(Rows from a dataset of charts and code)

########################################

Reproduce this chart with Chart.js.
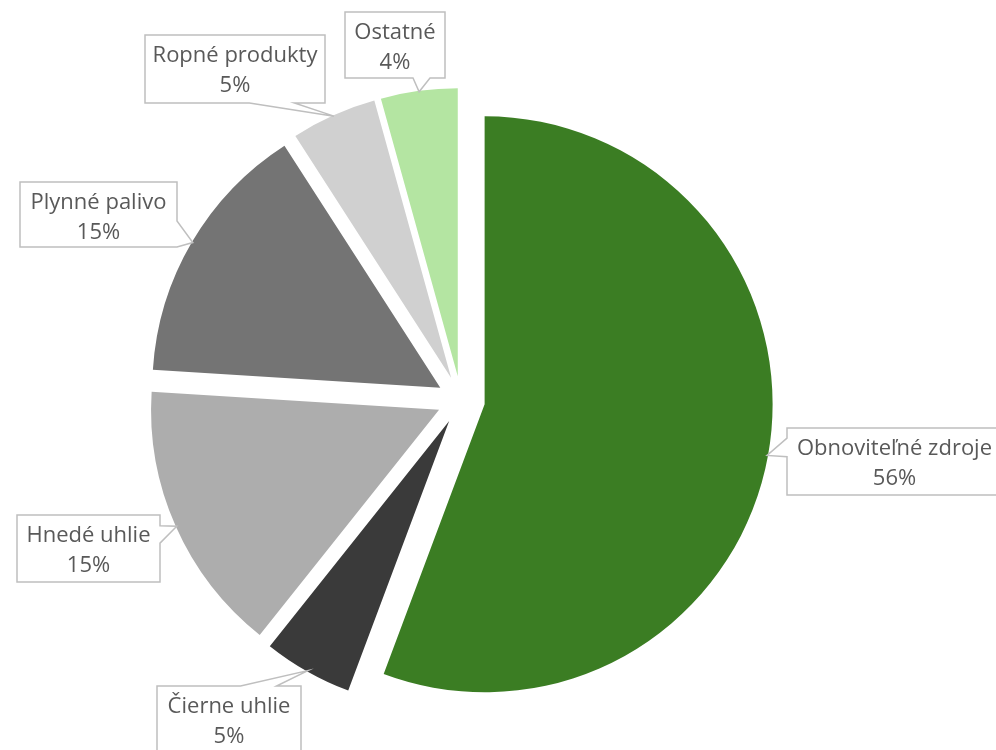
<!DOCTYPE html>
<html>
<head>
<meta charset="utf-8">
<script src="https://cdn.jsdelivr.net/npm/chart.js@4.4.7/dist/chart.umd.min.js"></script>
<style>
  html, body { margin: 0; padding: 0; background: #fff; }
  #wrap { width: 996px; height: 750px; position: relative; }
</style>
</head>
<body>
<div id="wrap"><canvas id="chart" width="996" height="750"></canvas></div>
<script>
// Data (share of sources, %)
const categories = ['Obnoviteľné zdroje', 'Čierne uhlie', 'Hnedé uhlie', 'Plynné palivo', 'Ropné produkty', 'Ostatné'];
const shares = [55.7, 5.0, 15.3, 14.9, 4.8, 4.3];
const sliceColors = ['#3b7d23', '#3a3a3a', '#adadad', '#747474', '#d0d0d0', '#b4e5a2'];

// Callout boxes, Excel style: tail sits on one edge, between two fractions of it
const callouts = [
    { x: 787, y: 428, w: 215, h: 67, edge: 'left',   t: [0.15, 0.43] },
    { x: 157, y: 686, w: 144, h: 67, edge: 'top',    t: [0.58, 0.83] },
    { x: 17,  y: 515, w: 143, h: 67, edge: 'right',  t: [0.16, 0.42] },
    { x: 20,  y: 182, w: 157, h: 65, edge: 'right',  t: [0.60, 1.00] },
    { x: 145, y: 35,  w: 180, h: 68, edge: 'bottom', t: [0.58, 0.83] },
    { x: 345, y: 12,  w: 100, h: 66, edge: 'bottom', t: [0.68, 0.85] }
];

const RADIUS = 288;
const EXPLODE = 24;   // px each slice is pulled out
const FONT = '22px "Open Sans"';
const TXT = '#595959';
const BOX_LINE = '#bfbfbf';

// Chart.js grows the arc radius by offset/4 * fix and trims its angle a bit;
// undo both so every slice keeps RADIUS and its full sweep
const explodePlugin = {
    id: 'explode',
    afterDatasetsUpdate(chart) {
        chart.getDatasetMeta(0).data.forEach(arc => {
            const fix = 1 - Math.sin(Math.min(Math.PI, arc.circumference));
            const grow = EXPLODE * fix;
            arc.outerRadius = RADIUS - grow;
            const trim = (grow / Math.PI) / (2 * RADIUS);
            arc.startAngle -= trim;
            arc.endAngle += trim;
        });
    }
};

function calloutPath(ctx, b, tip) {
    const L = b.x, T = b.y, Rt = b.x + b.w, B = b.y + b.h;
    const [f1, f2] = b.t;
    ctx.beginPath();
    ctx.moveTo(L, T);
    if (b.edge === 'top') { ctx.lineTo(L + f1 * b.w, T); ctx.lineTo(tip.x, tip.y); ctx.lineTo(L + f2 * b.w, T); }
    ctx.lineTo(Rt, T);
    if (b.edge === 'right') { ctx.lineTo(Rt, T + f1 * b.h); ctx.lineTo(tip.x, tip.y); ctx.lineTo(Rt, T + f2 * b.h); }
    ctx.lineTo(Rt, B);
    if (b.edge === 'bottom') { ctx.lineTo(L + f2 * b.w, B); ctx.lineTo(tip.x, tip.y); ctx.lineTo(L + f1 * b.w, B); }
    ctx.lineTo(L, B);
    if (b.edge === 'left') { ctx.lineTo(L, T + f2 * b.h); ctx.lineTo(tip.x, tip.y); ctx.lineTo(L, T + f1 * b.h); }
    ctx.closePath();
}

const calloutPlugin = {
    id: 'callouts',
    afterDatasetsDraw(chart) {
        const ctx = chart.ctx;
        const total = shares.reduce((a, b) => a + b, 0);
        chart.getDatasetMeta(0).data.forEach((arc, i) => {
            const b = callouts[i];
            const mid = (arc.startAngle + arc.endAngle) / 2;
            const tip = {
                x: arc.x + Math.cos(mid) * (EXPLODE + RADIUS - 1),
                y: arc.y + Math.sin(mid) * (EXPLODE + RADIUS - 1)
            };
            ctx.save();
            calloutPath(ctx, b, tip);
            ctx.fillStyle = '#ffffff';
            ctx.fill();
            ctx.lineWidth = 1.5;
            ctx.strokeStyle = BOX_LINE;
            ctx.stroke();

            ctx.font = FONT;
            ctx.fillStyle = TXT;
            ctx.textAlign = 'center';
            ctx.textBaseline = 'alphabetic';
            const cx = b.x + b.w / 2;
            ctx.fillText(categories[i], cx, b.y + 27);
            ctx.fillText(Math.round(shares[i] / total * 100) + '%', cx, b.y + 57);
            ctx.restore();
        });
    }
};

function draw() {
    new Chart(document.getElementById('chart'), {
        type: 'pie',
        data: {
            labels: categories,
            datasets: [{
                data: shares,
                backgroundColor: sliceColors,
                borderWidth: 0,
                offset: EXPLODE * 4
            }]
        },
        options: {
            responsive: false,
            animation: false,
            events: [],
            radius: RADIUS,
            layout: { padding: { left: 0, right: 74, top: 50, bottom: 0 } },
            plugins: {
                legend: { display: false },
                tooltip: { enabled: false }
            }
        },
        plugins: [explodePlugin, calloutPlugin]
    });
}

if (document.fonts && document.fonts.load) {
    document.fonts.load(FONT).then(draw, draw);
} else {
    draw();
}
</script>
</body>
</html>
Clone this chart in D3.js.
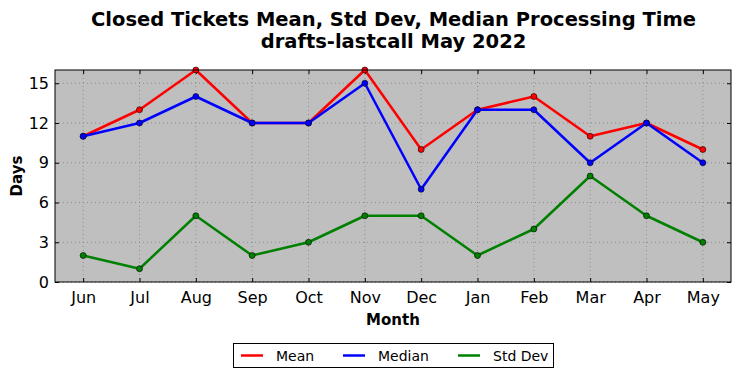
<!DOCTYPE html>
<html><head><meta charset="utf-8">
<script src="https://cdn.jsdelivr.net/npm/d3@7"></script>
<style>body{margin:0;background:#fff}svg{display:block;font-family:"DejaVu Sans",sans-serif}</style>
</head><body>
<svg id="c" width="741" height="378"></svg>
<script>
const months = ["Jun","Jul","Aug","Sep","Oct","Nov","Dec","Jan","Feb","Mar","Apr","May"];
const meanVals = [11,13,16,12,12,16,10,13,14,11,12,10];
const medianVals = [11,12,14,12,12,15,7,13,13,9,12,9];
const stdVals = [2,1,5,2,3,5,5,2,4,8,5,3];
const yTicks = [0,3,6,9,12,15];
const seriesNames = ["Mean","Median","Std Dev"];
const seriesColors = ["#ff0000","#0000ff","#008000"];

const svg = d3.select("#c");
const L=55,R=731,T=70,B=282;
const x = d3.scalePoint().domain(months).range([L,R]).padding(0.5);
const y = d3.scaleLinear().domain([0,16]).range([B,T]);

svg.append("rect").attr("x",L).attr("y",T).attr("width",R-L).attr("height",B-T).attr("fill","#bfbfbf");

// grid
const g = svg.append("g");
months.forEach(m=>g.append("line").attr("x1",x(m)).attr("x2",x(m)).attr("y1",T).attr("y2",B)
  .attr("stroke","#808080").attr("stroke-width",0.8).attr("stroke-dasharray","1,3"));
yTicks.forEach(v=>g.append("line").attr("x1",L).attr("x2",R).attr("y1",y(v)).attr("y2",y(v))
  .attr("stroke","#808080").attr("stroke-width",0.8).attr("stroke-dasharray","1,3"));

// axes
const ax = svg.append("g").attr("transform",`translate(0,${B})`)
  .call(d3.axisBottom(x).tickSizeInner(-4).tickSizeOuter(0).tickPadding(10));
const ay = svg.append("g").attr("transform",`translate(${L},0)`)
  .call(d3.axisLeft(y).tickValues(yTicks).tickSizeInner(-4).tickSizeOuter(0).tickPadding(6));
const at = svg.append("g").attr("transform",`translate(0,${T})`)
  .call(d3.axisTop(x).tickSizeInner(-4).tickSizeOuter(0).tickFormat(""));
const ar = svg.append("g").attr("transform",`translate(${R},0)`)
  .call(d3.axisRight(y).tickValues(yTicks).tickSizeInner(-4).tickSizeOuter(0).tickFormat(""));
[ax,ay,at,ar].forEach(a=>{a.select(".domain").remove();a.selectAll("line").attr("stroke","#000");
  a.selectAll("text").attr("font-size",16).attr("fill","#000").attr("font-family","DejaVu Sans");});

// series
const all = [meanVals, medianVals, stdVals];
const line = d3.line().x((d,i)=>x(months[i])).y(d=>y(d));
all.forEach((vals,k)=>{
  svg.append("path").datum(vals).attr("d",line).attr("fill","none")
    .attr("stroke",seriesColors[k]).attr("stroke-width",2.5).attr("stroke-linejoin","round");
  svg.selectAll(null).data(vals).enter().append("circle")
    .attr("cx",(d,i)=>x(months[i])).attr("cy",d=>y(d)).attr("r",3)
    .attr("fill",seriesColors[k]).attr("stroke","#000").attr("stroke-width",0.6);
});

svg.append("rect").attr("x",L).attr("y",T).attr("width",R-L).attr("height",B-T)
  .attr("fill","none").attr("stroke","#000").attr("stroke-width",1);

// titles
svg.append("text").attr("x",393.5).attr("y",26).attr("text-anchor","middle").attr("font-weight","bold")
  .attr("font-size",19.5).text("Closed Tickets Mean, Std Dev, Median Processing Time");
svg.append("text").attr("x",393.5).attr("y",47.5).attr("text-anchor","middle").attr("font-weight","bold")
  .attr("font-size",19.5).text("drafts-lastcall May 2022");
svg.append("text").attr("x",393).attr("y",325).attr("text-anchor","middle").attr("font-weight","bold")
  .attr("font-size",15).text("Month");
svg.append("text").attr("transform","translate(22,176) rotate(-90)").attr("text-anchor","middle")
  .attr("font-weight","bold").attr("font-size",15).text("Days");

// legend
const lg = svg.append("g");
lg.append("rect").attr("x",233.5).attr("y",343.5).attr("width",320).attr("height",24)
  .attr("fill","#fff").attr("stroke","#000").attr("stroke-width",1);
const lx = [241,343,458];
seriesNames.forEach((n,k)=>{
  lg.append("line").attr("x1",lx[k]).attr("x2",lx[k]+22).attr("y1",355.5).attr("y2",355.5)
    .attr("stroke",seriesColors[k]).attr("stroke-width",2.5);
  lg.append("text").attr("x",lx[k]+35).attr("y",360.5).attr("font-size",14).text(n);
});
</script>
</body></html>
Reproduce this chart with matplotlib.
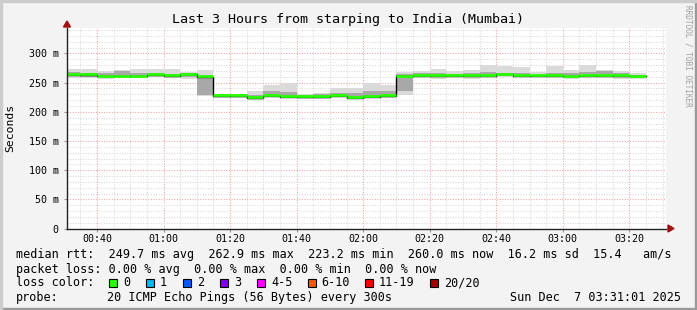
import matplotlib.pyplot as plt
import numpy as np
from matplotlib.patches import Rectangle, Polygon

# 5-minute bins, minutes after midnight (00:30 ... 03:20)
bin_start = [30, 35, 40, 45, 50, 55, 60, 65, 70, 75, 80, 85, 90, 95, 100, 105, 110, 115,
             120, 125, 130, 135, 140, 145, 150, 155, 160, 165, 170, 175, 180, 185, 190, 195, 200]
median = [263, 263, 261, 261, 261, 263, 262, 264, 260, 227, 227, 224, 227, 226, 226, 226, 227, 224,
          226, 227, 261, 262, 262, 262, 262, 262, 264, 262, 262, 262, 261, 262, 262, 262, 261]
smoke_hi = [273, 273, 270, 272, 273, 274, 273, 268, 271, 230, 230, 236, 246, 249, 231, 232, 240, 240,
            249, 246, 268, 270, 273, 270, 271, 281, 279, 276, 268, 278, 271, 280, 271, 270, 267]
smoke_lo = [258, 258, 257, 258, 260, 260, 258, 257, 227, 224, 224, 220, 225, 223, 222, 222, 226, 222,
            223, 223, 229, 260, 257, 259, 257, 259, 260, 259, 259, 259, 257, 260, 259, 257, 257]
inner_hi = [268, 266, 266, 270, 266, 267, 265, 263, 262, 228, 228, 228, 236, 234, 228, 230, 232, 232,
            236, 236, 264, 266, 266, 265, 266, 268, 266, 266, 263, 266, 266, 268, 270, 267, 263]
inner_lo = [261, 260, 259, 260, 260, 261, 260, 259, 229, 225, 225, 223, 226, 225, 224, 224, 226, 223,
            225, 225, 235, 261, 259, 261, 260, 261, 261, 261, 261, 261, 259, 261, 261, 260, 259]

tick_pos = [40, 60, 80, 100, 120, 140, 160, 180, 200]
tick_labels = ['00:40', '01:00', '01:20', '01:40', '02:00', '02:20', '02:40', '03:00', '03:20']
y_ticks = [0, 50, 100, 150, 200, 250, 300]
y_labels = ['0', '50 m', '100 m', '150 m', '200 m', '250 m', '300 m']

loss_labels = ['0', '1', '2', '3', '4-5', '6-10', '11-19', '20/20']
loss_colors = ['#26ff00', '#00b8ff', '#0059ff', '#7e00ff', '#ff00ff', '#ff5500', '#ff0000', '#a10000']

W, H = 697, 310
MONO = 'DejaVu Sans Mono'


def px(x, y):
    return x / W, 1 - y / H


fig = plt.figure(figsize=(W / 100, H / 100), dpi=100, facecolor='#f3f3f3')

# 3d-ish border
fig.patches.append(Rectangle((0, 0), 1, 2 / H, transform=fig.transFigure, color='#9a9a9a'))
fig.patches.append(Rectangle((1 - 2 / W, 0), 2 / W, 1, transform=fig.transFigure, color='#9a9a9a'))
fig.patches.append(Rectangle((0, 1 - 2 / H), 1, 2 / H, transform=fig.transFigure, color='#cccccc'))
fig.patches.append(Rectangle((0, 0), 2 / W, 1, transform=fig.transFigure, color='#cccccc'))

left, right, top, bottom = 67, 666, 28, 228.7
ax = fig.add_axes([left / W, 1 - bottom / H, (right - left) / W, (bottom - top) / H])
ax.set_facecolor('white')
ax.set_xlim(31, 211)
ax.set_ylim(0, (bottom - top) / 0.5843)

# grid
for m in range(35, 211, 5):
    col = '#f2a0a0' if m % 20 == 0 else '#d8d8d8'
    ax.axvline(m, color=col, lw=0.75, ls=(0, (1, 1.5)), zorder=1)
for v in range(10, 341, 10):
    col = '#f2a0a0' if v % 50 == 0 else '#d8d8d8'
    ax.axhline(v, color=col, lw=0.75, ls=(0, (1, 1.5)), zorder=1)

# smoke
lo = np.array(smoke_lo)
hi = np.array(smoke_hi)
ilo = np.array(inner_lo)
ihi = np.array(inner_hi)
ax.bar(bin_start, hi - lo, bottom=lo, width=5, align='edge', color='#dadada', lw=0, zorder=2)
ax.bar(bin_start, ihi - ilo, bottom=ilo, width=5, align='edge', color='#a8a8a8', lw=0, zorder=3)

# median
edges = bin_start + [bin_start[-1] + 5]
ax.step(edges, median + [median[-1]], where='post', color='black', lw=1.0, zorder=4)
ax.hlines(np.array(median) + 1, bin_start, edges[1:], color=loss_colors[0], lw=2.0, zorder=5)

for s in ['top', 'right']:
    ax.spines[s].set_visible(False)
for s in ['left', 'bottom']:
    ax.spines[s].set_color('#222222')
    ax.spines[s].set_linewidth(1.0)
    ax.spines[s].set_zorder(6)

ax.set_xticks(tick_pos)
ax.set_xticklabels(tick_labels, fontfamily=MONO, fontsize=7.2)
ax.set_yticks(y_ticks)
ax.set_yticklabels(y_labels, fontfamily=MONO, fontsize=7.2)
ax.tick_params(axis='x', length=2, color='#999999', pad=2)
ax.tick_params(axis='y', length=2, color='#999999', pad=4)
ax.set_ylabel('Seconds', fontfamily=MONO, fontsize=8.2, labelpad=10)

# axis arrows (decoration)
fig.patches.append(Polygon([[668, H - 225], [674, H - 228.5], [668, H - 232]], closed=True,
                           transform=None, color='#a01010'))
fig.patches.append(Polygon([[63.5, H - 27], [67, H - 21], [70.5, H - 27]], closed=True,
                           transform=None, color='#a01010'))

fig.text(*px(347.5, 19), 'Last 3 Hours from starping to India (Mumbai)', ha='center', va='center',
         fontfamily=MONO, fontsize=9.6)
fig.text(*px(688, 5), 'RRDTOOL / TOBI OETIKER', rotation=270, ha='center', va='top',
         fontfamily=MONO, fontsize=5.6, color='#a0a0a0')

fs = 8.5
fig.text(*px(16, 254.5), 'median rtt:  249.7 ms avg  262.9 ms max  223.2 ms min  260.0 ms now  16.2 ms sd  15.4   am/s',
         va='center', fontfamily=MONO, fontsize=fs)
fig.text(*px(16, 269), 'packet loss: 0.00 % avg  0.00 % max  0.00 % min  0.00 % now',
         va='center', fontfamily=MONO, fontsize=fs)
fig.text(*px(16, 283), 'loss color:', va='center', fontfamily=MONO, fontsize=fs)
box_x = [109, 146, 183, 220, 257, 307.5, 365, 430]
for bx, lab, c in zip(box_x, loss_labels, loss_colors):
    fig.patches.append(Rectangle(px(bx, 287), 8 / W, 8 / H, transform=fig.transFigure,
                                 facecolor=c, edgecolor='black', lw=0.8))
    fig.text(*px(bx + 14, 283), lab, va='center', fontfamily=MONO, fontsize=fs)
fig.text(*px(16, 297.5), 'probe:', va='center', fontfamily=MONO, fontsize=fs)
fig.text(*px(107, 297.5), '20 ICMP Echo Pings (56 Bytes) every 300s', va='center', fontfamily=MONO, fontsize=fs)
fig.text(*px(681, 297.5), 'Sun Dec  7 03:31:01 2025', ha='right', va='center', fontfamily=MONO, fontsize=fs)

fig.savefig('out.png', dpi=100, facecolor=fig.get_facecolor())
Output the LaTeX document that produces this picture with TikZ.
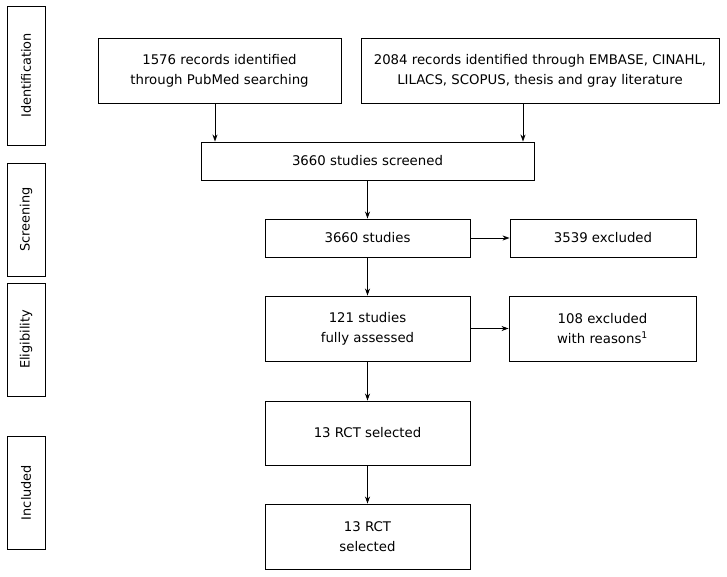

########################################

JOB —
Where a line contains "document", copy that line.

SOLUTION TO THIS TASK —
    new Chart(document.getElementById('chart'), {
if (document.fonts && document.fonts.load) {
    document.fonts.load(FONT).then(draw, draw);
Output the LaTeX document that produces this picture with TikZ.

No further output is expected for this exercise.